New Owners Have Different Taste

However, rockier times were ahead. Ramirez kept the building but sold the business in July 1997. Almost immediately, the new owners talked of wiping out the mural, which they believed was driving customers away. Getting wind of the plan from a neighbor, Hanrahan asked them to reconsider.

When they obliterated a portion of the work, her attorney, Robert Rootenberg, of Los Angeles, also got into the act.

“I tried to explain over and over that we didn’t want to sue them,” he said. “We just wanted to get the mural put back. But they said, ‘This is America and we can do what we want.’ ”

Advertisement

The American system didn’t work as the liquor store partners, Syrian immigrants, had hoped.

“I didn’t want to sue,” Hanrahan said. “Like I have time for a suit? I could have been making $500 a day kickin’ it in Beverly Hills, painting flowers in someone’s kid’s bedroom. But we had to draw a line.”

Citing a federal law called the 1990 Visual Artists Rights Act, Hanrahan argued that the store owners had no right to cover over her work. The judge agreed that the mural had “recognized stature,” pointing to its inclusion both in a book and in a display of public art in the U.S. House of Representatives.

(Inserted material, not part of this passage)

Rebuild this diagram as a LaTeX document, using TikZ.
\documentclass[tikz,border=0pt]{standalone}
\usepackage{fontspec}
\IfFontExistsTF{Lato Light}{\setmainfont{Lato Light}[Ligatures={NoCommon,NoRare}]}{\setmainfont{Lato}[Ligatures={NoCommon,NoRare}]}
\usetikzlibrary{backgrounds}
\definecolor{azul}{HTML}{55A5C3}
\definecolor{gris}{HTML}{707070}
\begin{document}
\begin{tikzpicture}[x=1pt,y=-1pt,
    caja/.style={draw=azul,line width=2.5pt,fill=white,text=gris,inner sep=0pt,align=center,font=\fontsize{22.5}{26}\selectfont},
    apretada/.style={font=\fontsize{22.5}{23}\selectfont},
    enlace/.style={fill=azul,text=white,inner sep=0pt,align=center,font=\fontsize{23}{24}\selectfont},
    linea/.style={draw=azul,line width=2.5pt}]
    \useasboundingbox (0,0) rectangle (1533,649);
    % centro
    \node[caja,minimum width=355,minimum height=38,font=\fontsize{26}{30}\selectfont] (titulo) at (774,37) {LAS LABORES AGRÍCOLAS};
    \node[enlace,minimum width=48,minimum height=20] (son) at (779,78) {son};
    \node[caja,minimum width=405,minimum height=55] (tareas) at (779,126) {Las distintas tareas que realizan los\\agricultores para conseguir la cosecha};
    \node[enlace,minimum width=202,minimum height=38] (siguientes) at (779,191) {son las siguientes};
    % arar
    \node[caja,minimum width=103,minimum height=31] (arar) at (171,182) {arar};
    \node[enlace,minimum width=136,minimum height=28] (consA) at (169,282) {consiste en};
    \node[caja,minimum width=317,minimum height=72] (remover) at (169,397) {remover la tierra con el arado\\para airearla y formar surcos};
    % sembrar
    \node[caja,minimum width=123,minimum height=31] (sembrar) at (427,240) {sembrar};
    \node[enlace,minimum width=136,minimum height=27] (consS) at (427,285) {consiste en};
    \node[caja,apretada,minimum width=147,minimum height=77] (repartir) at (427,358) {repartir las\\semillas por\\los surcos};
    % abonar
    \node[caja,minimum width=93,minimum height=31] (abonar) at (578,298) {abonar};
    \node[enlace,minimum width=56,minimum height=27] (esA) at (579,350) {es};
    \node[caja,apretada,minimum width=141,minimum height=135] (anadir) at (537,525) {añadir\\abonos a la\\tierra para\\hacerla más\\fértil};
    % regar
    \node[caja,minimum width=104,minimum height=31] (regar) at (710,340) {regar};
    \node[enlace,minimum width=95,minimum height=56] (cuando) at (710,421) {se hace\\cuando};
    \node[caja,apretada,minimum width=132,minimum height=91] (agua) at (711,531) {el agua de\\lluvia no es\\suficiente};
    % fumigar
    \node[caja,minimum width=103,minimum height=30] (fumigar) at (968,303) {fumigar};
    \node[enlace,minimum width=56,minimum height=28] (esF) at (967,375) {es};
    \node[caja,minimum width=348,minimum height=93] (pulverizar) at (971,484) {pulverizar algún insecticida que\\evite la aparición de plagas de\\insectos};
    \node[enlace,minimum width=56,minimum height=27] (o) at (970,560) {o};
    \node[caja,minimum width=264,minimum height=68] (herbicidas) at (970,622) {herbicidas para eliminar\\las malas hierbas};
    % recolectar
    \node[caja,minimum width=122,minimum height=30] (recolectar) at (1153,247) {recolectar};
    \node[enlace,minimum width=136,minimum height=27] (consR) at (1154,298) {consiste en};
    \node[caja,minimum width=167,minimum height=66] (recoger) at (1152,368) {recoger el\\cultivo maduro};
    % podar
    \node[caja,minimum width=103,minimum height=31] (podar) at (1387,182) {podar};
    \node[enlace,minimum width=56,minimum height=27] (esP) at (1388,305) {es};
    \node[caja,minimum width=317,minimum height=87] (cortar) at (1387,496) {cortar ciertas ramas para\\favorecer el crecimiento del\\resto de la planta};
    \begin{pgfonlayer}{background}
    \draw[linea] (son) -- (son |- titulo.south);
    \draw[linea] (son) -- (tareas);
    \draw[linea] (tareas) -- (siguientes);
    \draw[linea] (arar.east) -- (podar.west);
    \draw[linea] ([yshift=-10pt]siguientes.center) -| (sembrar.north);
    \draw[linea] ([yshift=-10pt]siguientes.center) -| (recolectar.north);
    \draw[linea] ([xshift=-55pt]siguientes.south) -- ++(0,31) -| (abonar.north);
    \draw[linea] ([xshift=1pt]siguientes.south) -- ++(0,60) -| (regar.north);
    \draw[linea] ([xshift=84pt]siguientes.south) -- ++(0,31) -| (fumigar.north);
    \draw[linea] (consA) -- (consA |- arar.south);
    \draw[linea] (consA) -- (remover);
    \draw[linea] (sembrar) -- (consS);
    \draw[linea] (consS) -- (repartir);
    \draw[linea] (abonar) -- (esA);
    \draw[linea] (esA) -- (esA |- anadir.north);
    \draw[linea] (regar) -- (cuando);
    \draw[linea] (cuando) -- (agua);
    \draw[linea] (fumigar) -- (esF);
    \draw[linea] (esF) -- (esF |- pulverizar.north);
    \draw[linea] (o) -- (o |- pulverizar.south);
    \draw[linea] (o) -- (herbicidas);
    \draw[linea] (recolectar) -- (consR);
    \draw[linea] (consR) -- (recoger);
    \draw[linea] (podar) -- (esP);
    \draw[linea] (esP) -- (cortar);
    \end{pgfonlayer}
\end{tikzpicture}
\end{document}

Legal Protection for Artworks

Under the law, artwork of “recognized stature” cannot be destroyed without the artist’s consent, said Robert C. Lind, a specialist in art law who teaches at the Southwestern University School of Law. Once the artist dies, a California statute offers possible protection of the work for another 50 years or until the elements destroy it, Lind said. However, that scenario has not yet been tested. The judge’s verdict for Hanrahan upset not only the store’s owners but also residents who objected to the notion of property rights taking a back seat to art.

“My concern is with the audaciousness and arrogance of the federal judge,” said Marvin Miller, a naval engineer who lives in Oxnard. “Who is he to say this is art? I had a piece of my engineering work put up in the House of Representatives, but that doesn’t make me Thomas Edison.”

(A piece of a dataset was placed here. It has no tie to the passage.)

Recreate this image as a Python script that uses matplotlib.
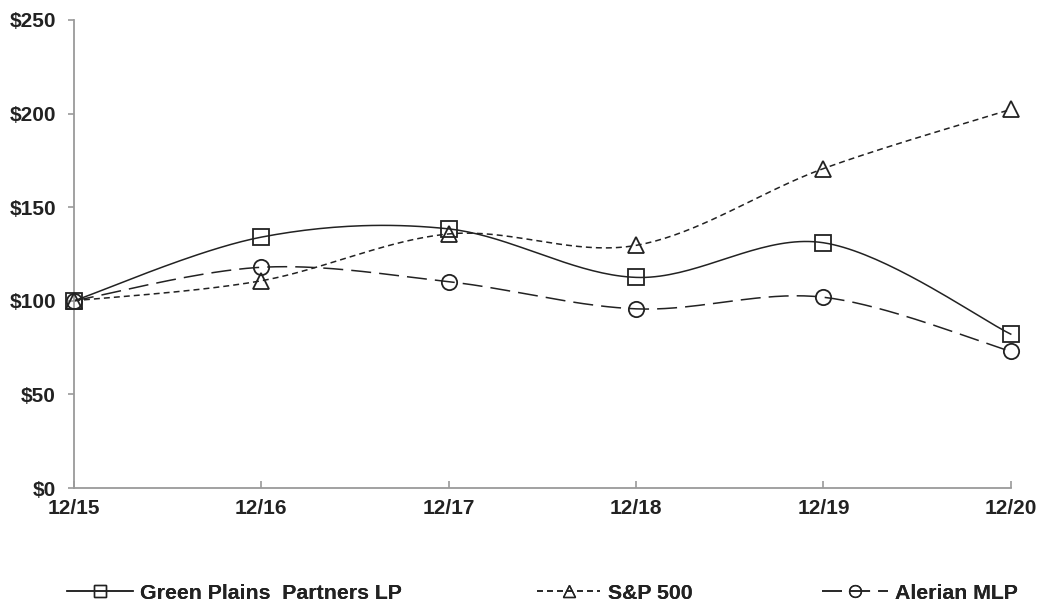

On the other hand, Hanrahan also has numerous admirers. As she sketched outlines on the whitewashed mural last week, a knot of neighborhood people stopped to cheer her on.

Advertisement

“I’m totally stoked,” said Junior Garcia, a retired stagehand who works with local youth. “This thing really brought the neighborhood together.”

As for Hanrahan, she’s not surprised that some people don’t like her efforts.

“They don’t have to like it,” she said. “The freeway demolished the Tortilla Flats neighborhood, but I don’t boycott the freeway. Some people have strong feelings [against] Father [Junipero] Serra, but I’m not going down to City Hall to put a clown mask on his statue.

“One just has to say, ‘I don’t like it--but I don’t have to like something to appreciate it.’ It’s a big enough world to hold all this stuff.”